19. März 2015 2 Likes

Von Providence nach Jerusalem

Alan Moore ergänzt seine psychogeografische Weltkarte um zwei gewaltige Einträge

Lesezeit: 2 min.

Nachdem Comic-Autor Alan Moore (Watchmen, V for Vendetta, From Hell) trotz nach wie vor kolportierter Interviewscheu in geradezu obszöner und darin irgendwie unsouverän daherkommender Interviewausführlichkeit Kritik an seinen Szenarien kontert, seltsame Filme dreht, sich mit der „League-of-Extraordinary-Gentlemen“-Spin-off-Trilogie „Nemo“ der von Kevin O’Neill wunderschön ins Bild gesetzten Verschmelzung von intertextueller Anspielungsüberfülle und erzählerischem Minimalismus verschreibt und für den einen Profilschwerpunkt auf Horror legenden Verlag Avatar Press die von Garth Ennis erdachte drastische Postapokalypse „Crossed“ fortimaginiert, lässt die mehr oder weniger nahe Zukunft zwei monumentale psychogeografische Einträge in Moores Werkverzeichnis erwarten. Bezeichnenderweise sind beider Titel schlichte, aber vielsagende Ortsangaben.

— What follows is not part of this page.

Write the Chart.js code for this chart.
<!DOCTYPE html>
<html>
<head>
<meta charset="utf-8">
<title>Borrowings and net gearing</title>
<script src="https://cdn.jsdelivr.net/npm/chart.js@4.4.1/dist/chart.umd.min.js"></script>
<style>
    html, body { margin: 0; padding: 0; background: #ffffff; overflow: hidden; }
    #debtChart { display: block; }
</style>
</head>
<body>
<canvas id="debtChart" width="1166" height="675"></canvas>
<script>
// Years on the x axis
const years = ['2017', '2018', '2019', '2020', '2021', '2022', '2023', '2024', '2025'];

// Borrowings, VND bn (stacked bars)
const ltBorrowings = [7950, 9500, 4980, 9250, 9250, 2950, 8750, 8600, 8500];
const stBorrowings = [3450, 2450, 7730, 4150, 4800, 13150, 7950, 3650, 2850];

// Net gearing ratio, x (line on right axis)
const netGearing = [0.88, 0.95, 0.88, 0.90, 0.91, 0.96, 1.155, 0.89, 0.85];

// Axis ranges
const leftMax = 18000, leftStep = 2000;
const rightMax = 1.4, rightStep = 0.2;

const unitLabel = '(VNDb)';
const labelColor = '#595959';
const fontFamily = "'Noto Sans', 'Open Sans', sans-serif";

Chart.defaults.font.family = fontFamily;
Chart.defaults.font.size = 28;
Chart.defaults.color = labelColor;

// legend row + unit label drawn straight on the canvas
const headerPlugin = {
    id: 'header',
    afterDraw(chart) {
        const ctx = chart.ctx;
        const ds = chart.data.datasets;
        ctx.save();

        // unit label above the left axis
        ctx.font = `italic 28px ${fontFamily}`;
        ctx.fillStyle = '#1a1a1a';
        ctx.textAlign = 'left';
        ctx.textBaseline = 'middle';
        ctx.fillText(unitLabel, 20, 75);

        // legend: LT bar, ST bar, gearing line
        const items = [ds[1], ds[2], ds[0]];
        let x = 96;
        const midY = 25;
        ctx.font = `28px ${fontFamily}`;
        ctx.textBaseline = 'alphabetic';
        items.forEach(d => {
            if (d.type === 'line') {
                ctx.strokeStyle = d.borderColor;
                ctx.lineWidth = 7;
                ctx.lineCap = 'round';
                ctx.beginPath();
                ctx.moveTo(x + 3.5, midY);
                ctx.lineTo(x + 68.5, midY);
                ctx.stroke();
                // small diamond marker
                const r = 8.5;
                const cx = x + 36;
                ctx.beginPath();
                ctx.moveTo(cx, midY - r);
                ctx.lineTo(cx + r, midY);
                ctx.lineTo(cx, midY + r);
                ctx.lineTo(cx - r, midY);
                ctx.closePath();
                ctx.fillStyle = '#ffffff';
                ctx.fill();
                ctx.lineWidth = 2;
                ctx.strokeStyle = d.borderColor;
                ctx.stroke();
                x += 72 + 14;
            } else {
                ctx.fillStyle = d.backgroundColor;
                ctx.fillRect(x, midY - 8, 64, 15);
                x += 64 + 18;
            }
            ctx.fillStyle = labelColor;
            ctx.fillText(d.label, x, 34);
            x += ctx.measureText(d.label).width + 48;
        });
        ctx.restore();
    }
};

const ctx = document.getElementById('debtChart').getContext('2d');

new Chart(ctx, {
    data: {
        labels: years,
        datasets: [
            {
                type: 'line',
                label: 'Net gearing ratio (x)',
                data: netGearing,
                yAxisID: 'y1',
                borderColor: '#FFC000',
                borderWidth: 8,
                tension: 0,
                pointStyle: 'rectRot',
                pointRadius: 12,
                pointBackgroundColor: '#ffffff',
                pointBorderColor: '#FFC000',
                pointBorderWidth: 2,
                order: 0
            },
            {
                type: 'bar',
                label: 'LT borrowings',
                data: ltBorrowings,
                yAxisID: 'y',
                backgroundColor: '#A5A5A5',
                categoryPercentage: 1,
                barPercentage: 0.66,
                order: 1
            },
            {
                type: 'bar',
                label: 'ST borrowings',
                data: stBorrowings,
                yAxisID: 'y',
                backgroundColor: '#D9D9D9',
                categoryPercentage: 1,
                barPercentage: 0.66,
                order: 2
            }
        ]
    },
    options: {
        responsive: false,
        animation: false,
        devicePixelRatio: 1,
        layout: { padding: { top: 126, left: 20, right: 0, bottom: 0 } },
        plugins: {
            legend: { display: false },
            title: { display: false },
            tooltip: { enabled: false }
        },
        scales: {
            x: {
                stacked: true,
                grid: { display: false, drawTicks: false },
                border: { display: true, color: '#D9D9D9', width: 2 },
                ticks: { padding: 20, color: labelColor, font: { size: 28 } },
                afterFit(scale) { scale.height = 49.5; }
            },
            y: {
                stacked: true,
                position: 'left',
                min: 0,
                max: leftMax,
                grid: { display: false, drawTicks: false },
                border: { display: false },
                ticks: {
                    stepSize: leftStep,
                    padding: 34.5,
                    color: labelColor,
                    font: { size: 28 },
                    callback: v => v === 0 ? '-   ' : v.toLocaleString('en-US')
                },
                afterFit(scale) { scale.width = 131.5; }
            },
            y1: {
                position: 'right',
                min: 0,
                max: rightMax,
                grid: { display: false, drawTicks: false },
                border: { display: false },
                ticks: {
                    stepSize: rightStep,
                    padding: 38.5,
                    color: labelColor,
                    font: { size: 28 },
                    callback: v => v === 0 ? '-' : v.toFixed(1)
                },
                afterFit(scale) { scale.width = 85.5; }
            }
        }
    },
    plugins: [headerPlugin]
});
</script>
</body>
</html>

Im Mai startet, wiederum bei Avatar, die vom Verlagsstammzeichner Jacen Burrows grafisch realisierte, 12-teilige Serie „Providence“, in welcher Moore um das topografische Kernmotiv der Heimatstadt H.P. Lovecrafts herum ein Panorama der imaginären und realen Schrecken des Amerika der 1920er Jahre entwirft und die in durchaus verständlichem Werbeenthusiasmus als „Watchmen of Horror“ angepriesen wird.

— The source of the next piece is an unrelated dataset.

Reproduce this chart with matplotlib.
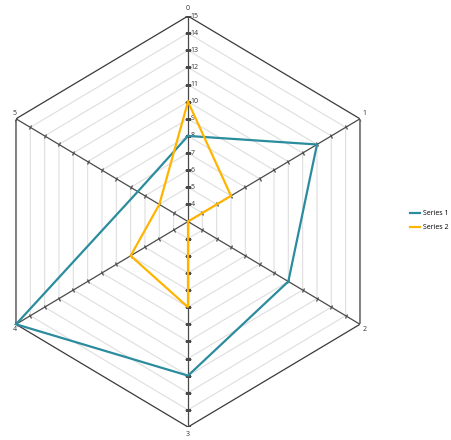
import numpy as np
import matplotlib
matplotlib.use("Agg")
import matplotlib.pyplot as plt
from matplotlib.markers import MarkerStyle
from matplotlib.transforms import Affine2D

plt.rcParams["font.family"] = ["Open Sans", "DejaVu Sans"]

# ---- data ----
categories = ["0", "1", "2", "3", "4", "5"]
series1 = [8, 12, 10, 12, 15, 6.5]
series2 = [10, 6, 3, 8, 7, 5]
series_names = ["Series 1", "Series 2"]
r_min, r_max = 3, 15
radial_labels = list(range(4, 16))

teal = "#2B8C9E"
yellow = "#FFB400"

fig = plt.figure(figsize=(4.52, 4.40), dpi=100)
ax = fig.add_axes([-0.0235, 0.0295, 0.8788, 0.934], projection="polar")
ax.set_aspect("auto")
ax.set_theta_zero_location("N")
ax.set_theta_direction(-1)
ax.set_ylim(r_min, r_max)
ax.grid(False)
ax.set_xticks([])
ax.set_yticks([])
for sp in ax.spines.values():
    sp.set_visible(False)
ax.patch.set_visible(False)

n = len(categories)
thetas = np.arange(n) * 2 * np.pi / n
closed = np.append(thetas, thetas[0])

# hexagonal grid
for r in range(r_min + 1, r_max):
    ax.plot(closed, [r] * (n + 1), color="#dedede", lw=0.8, zorder=1)
ax.plot(closed, [r_max] * (n + 1), color="#3a3a3a", lw=0.9, zorder=2)

# spokes and ticks (tick direction perpendicular to each spoke on screen)
tick_rot = [0, 121, 59, 0, 121, 59]
tick_size = [4.0, 3.5, 3.5, 4.0, 3.5, 3.5]
tick_vals = np.arange(r_min + 1, r_max + 1)
for t, rot, tsz in zip(thetas, tick_rot, tick_size):
    ax.plot([t, t], [r_min, r_max], color="#4a4a4a", lw=0.9, zorder=2)
    ms = MarkerStyle("_", transform=Affine2D().rotate_deg(rot))
    ln, = ax.plot([t] * len(tick_vals), tick_vals, ls="none", marker=ms,
                  markersize=tsz, markeredgewidth=0.9, color="#4a4a4a",
                  zorder=2)
    ln.set_snap(False)

# radial labels on axis 0
for v in radial_labels:
    ax.annotate(str(v), (0, v), xytext=(1.8, 0), textcoords="offset points",
                ha="left", va="center", fontsize=5, color="#333333")

# category labels
offsets = [(0, 3, "center", "bottom"), (2, 1, "left", "bottom"),
           (2, -1, "left", "top"), (0, -3, "center", "top"),
           (-1, -1, "center", "top"), (-1, 1, "center", "bottom")]
for t, lab, (dx, dy, ha, va) in zip(thetas, categories, offsets):
    ax.annotate(lab, (t, r_max), xytext=(dx, dy), textcoords="offset points",
                ha=ha, va=va, fontsize=5, color="#333333")

# data series
h1, = ax.plot(closed, series1 + [series1[0]], color=teal, lw=1.6, zorder=4,
              clip_on=False, solid_joinstyle="miter")
h2, = ax.plot(closed, series2 + [series2[0]], color=yellow, lw=1.6, zorder=5,
              clip_on=False, solid_joinstyle="miter")

fig.legend([h1, h2], series_names, loc="center left",
           bbox_to_anchor=(0.906, 0.498), frameon=False, fontsize=5,
           handlelength=1.5, handletextpad=0.4, labelspacing=1.0,
           borderaxespad=0, borderpad=0)

fig.savefig("out.png", dpi=100)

Noch weitaus ehrgeiziger ist das zweite Großprojekt, das Moore im Herbst letzten Jahres vollendete und das nun einen englischen und amerikanischen Publikationsort gefunden hat – sein zweiter, knappe zwei „Krieg und Frieden“ starker Roman „Jerusalem“. Warum der monströse Brocken nicht „Northampton“ getauft wurde (denn hier geht es tatsächlich um Moores eigenen Heimatort), kann man ahnen, wenn man sich bis zu dessen Erscheinen (Herbst 2016) noch einmal Alan Moores und Eddie Campbells esoterische Comic-Bewusstseinsstrom-Performance „Snakes and Ladders“ vornimmt. Im Falle seines Übersee-Verlags Liveright Publishing steht Moore dann jedenfalls in der wuchtigen Tradition von u.a. William Faulkner, Ezra Pound, Sigmund Freud oder J.G. Ballard.


Und wer zum jetzigen Zeitpunkt mehr wissen will: Man kann locker einen ganzen halben Tag damit zubringen, die von Moore bezüglich „Providence“ und „Jerusalem“ gewährten und im Internet verfügbaren, alles andere als auskunftsunfreudigen Interviews zu lesen.